2. Deprisa hacia el panteón

“Estamos simplificando el cubo de la Quinta Avenida. Empleando piezas de cristal más grandes y junturas invisibles, usamos sólo 15, en lugar de 40”, reza el aviso en la famosa tienda Apple de la calle 59, que atiende a toda hora a multitudes bíblicas de clientes. Lo que no se nos cuenta es adónde irán a dar los cuarenta cristales que ya no se usarán, pues la idea es correr hacia adelante sin reparar en cuanto quedó atrás. Hace veinte años, Nueva York era todavía un ciudad donde había la idea de que todo podía conseguirse; hoy, los tiempos exigen mirar hacia adelante. Si a uno se le ocurre ir a la impresionante tienda Sony de la calle de Madison en busca de algún simple accesorio para la cámara que compró hace siete meses, lo probable es que el dependiente le informe, entre el desdén y la conmiseración, que es preciso mandarla pedir y con alguna suerte la tendrá en dos semanas. Ahora, si tiene prisa, puede comprarla en Amazon o ir directamente a B & H.

Por donde se le vea, la tienda B & H es una reliquia en el Manhattan del siglo XXI. Si hoy día la inversión en inventario aparece a los ojos del vendedor moderno como un derroche huérfano de sentido, B & H es el reino del despropósito. No abre 24 horas, como la enorme tienda transparente de la Quinta Avenida, pero igual sus dos pisos lucen llenos de gente entre mañana y tarde. La razón es bien simple: difícilmente existe en este mundo una tienda de aparatos electrónicos mejor surtida que B & H. Es no sólo la tierra prometida de los fotógrafos, sino también el Xanadú de los interesados en video, computación y sabrá el diablo cuántos gadgets más. Por más que intenten ser amables y eficientes, sus empleados -¿uno, dos centenares?- son naturalmente incapaces de conocer a fondo sus inventarios, así que en varios casos es el cliente quien los ilumina. Pero lo tienen todo, y si no lo consiguen, como uno habría esperado en el Manhattan del siglo pasado, del cual no queda mucho a estas alturas porque hoy el mundo exige correr hacia adelante y es de entenderse que Nueva York tendría que estar a la vanguardia en esa carrera, cuya meta probable, decía Octavio Paz, no es más que la extinción.
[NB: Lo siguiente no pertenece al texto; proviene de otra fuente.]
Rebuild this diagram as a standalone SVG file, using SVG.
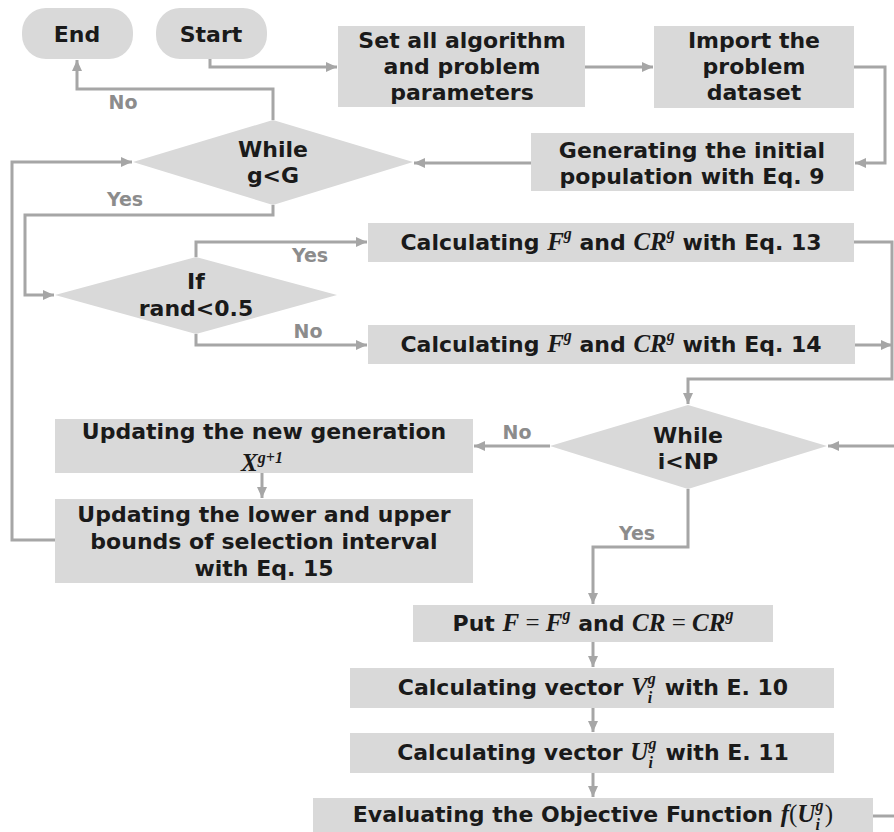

3. Peligro: cobertura limitada

Hago cuentas y advierto que a estas alturas mi otrora deslumbrante MacBook Pro no es más que una antigualla, tras cuatro años y medio de servirme como ninguna PC lo habría hecho, tanto así que la idea de prender uno de esos resabios del Pleistoceno me ocasiona una tirria similar a la de echar a andar una Betamax descompuesta. Igual que mis marchantes de Apple, miro hacia la tecnología de anteayer con una suerte de repelús sarcástico, y por supuesto no desecho la idea de que llegará el día en que yo mismo sea mirado así.

“¿Por qué entonces no cambias de computadora?”, preguntará más de uno, agudamente. En otro tiempo, habría respondido que estoy encariñado con la mía, pero lo cierto es que en cincuenta y tres meses me las he arreglado para tornarla casi tan lenta y retobona como las que usan Windows y sacan canas verdes a sus dueños. La razón, finalmente, por la que ahora no corro a endrogarme con un nuevo aparato es que me gana el miedo al porvenir. ¿Quién asegura que de aquí a cuatro meses no estará en el mercado un modelo absolutamente novedoso que hará del reluciente bólido portátil un vejestorio digno de sarcasmo? ¿Qué hago para que el gusto del estreno me dure cuando menos un añito? Doy risa, ya lo sé, como todos aquellos que hallan aún concebible vacunarse contra la obsolescencia. Quiero ser como Mac, o de perdida como B & H, pero miro al espejo y advierto que ha vencido mi garantía. Cualquier día como hoy, van a descontinuarme sin que me entere.